Oil prices have consolidated their gains from last week when they broke the $90 a barrel mark. Across the markets prices have moved away from the $80 a barrel floor established in early November.

After the European crude oil market hit more than $90 a barrel last week, US’ benchmark West Texas Intermediate (WTI) contracts inched closer, rising to $89.22 on 9 December, up $0.03 a barrel from six days earlier when it was valued at $89.190 a barrel.

The European Brent crude contract also rose by $0.15 to $91.570 a barrel from $91.42 a barrel.

The 12-crude basket of exports from the member states of the international oil producers group, Opec also rose modestly, averaging of $87.46 a barrel. This is up only $0.33 on the previous week, which settled $87.13 a barrel on 3 December.    

Rallying oil prices have brought a return of optimism in the oil markets, which are now focusing on potential gains in the coming year.

The US’ Energy Information Administration (EIA) has largely maintained its short-term energy outlook for 2010, forecasting annual crude oil demand growth to be above 2 million barrels a day (b/d).

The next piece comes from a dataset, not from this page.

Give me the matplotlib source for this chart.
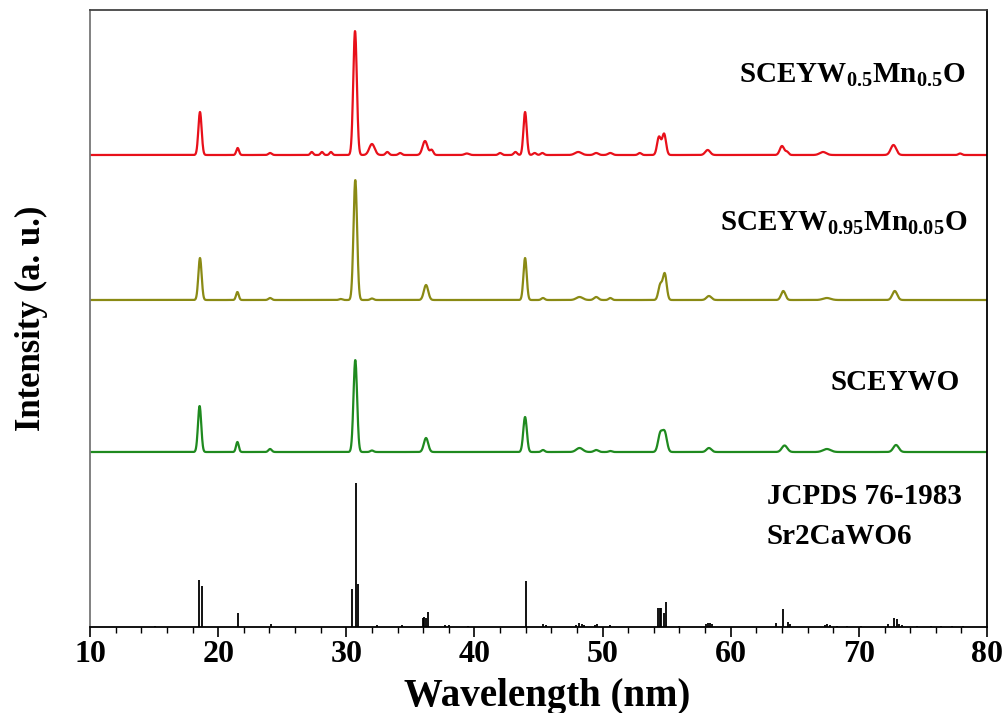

Total demand is projected to be 87.1 million b/d, exceeding the all previous all time high of 86.4 million b/d, set in 2007. “Furthermore, recent trends suggest little sign of a significant slowdown just yet,” says analysts at Barclays Capital.

The colder than expected temperatures across Europe and north America has helped speed up demand recovery.

The latest EIA report shows that stocks of crude oil in the US, the world’s biggest consumer, at 1.08 million barrels, just 2 per cent higher than at the same time in 2009.

“Inventories are still high, despite recent declines, and oil demand is characterized, by some, as remaining weak,” says the 8 December report.

Gasoline inventories rose by 140,000 barrels at the same time to 214 million barrels, just below 2009 levels.